Spill tests Obama management style

Spill tests Obama management style

June 7th, 2010

By: Glenn Thrush and Carol E. Lee

 Obama is feeling the heat

Barack Obama has done more to expand government than any president since Lyndon B. Johnson, but the Gulf oil crisis is testing his ability to master the federal bureaucracy in a way no other crisis has — with decidedly mixed results.

The first president since John F. Kennedy to take office without executive branch experience, Obama has struggled for the past month to find the right balance between micro- and macro-management as the Deepwater Horizon spill in the Gulf of Mexico has grown into an environmental cataclysm and political disaster.

People who have worked closely with Obama say he doesn’t think like a bureaucrat, is far more interested in changing the way Washington works than in understanding its machinations and isn’t excited by the kind of gears-of-government reforms that interested a previous generation of Democrats, particularly Al Gore.

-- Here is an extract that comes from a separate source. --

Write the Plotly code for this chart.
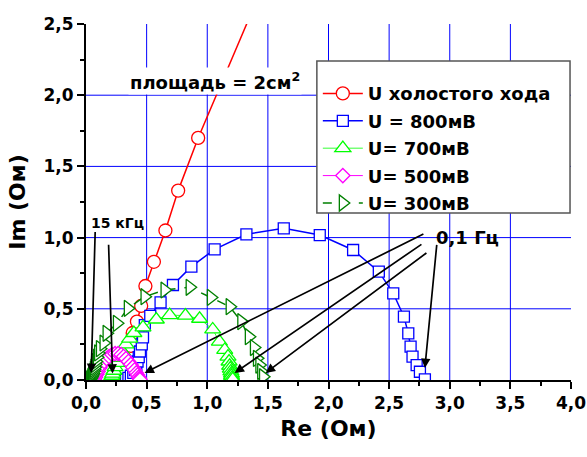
import plotly.graph_objects as go

# ---- data ----
red_x = [0.36, 0.37, 0.385, 0.42, 0.455, 0.49, 0.56, 0.655, 0.76, 0.925, 1.40]
red_y = [0.16, 0.24, 0.33, 0.41, 0.52, 0.66, 0.83, 1.05, 1.33, 1.70, 2.65]

blue_x = [0.33, 0.35, 0.37, 0.39, 0.405, 0.415, 0.425, 0.435, 0.445, 0.46, 0.47, 0.485, 0.53,
          0.615, 0.717, 0.869, 1.061, 1.323, 1.631, 1.928, 2.203, 2.415, 2.534, 2.622, 2.658,
          2.677, 2.693, 2.727, 2.754, 2.795]
blue_y = [0.005, 0.015, 0.03, 0.05, 0.07, 0.10, 0.13, 0.16, 0.20, 0.25, 0.30, 0.385, 0.45,
          0.545, 0.667, 0.796, 0.918, 1.023, 1.065, 1.018, 0.913, 0.761, 0.609, 0.445, 0.328,
          0.234, 0.164, 0.105, 0.058, 0.005]

lg_x = [0.20, 0.205, 0.21, 0.215, 0.22, 0.23, 0.24, 0.255, 0.275, 0.30, 0.33, 0.36, 0.395, 0.47,
        0.58, 0.69, 0.82, 0.937, 1.045, 1.10, 1.144, 1.171, 1.18, 1.185, 1.19, 1.195, 1.20, 1.20,
        1.205, 1.21]
lg_y = [0.003, 0.01, 0.02, 0.03, 0.045, 0.065, 0.09, 0.12, 0.155, 0.20, 0.25, 0.29, 0.33, 0.37,
        0.425, 0.456, 0.452, 0.43, 0.355, 0.27, 0.211, 0.164, 0.13, 0.10, 0.08, 0.06, 0.045, 0.03,
        0.015, 0.005]

mg_x = [0.07, 0.08, 0.09, 0.10, 0.115, 0.13, 0.15, 0.17, 0.19, 0.215, 0.24, 0.265, 0.29, 0.31,
        0.33, 0.35, 0.37, 0.385, 0.40, 0.415, 0.425, 0.435, 0.44, 0.445]
mg_y = [0.005, 0.02, 0.04, 0.06, 0.085, 0.11, 0.13, 0.15, 0.165, 0.178, 0.185, 0.185, 0.178, 0.165,
        0.15, 0.13, 0.11, 0.09, 0.07, 0.05, 0.035, 0.02, 0.01, 0.003]

dg_x = [0.03, 0.035, 0.04, 0.045, 0.05, 0.055, 0.06, 0.065, 0.07, 0.075, 0.08, 0.09, 0.10, 0.115,
        0.145, 0.17, 0.255, 0.345, 0.483, 0.648, 0.855, 1.03, 1.185, 1.281, 1.343, 1.385, 1.41,
        1.43, 1.445, 1.46]
dg_y = [0.002, 0.008, 0.015, 0.025, 0.035, 0.045, 0.06, 0.075, 0.09, 0.11, 0.13, 0.16, 0.19, 0.22,
        0.26, 0.328, 0.398, 0.503, 0.585, 0.632, 0.651, 0.58, 0.515, 0.41, 0.304, 0.228, 0.152,
        0.105, 0.06, 0.023]

series_names = ["U холостого хода", "U = 800мВ", "U= 700мВ", "U= 500мВ", "U= 300мВ"]

grid_x = [0.5, 1.0, 1.5, 2.0, 2.5, 3.0, 3.5]
grid_y = [0.5, 1.0, 1.5, 2.0]

FONT = "DejaVu Sans"

fig = go.Figure()

def add(x, y, name, color, symbol, size, dash="solid", lw=1.5):
    fig.add_trace(go.Scatter(
        x=x, y=y, name=name, mode="lines+markers", legendgroup=name,
        line=dict(color=color, width=lw, dash=dash),
        marker=dict(symbol=symbol, size=size, color="white",
                    line=dict(color=color, width=1.3)),
    ))

add(red_x, red_y, series_names[0], "#ff0000", "circle", 13)
add(blue_x, blue_y, series_names[1], "#0000ff", "square", 11)
add(lg_x, lg_y, series_names[2], "#00ff00", "triangle-up", 14, lw=0.8)
add(mg_x, mg_y, series_names[3], "#ff00ff", "diamond", 11, lw=1)
add(dg_x, dg_y, series_names[4], "#008000", "triangle-right", 14, dash="dash")

shapes = []
for gx in grid_x:
    shapes.append(dict(type="line", xref="x", yref="paper", x0=gx, x1=gx, y0=0, y1=1,
                       line=dict(color="#0000ff", width=1), layer="below"))
for gy in grid_y:
    shapes.append(dict(type="line", xref="paper", yref="y", x0=0, x1=1, y0=gy, y1=gy,
                       line=dict(color="#0000ff", width=1), layer="below"))
# legend frame
shapes.append(dict(type="rect", xref="paper", yref="paper", x0=0.476, x1=0.998, y0=0.469, y1=0.896,
                   fillcolor="white", line=dict(color="#555555", width=1.5), layer="above"))

# arrows: (tail x, tail y, head x, head y)
arrows_15k = [(0.076, 1.05, 0.043, 0.05), (0.186, 0.96, 0.219, 0.045)]
arrows_01 = [(2.795, 1.03, 0.483, 0.05), (2.779, 0.96, 1.226, 0.05),
             (2.82, 0.90, 1.482, 0.05), (2.894, 0.96, 2.795, 0.085)]

annotations = []
for (tx, ty, hx, hy) in arrows_15k + arrows_01:
    annotations.append(dict(x=hx, y=hy, ax=tx, ay=ty, xref="x", yref="y", axref="x", ayref="y",
                            text="", showarrow=True, arrowhead=2, arrowsize=1.1, arrowwidth=1.7,
                            arrowcolor="black"))

annotations += [
    dict(x=1.06, y=2.10, xref="x", yref="y", text="площадь = 2см<sup>2</sup>", showarrow=False,
         bgcolor="white", font=dict(family=FONT, size=18, color="black", weight="bold")),
    dict(x=0.26, y=1.10, xref="x", yref="y", text="15 кГц", showarrow=False,
         font=dict(family=FONT, size=14, color="black", weight="bold")),
    dict(x=3.146, y=1.004, xref="x", yref="y", text="0,1 Гц", showarrow=False,
         font=dict(family=FONT, size=18, color="black", weight="bold")),
]

axis_common = dict(
    showgrid=False, zeroline=False, showline=True, linecolor="black", linewidth=2,
    ticks="outside", ticklen=7, tickwidth=2, tickcolor="black",
    tickformat=".1f", dtick=0.5, tick0=0, automargin=False,
    tickfont=dict(family=FONT, size=17, color="black", weight="bold"),
    minor=dict(dtick=0.25, ticks="outside", ticklen=4, tickwidth=2, tickcolor="black"),
)

fig.update_layout(
    width=587, height=457,
    margin=dict(l=86, r=16, t=24, b=77),
    paper_bgcolor="white", plot_bgcolor="white",
    separators=", ",
    font=dict(family=FONT, color="black"),
    xaxis=dict(range=[0, 4], title=dict(text="Re (Ом)", standoff=8,
               font=dict(family=FONT, size=22, color="black", weight="bold")), **axis_common),
    yaxis=dict(range=[0, 2.5], title=dict(text="Im (Ом)", standoff=12,
               font=dict(family=FONT, size=22, color="black", weight="bold")), **axis_common),
    legend=dict(x=0.478, y=0.8818, xanchor="left", yanchor="top",
                bgcolor="rgba(0,0,0,0)", borderwidth=0,
                font=dict(family=FONT, size=18, color="black", weight="bold"),
                title=dict(text=" ", font=dict(size=7)),
                tracegroupgap=1, itemwidth=40),
    shapes=shapes,
    annotations=annotations,
    showlegend=True,
)

fig.write_html("out.html", post_script="document.body.style.margin='0';",
               config={"displayModeBar": False})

The Gulf crisis has shed light on the strengths and weaknesses of Obama’s unique management style, which relies on a combination of his own intellect, a small circle of trusted advisers and a larger group of outside experts. But it’s also driven home a more generic lesson all presidents learn sooner or later: Administrations are defined, fairly or not, by their capacity to control stagnant backwater agencies, in Obama’s case the Minerals Management Service, which failed to detect problems with the Deepwater Horizon well.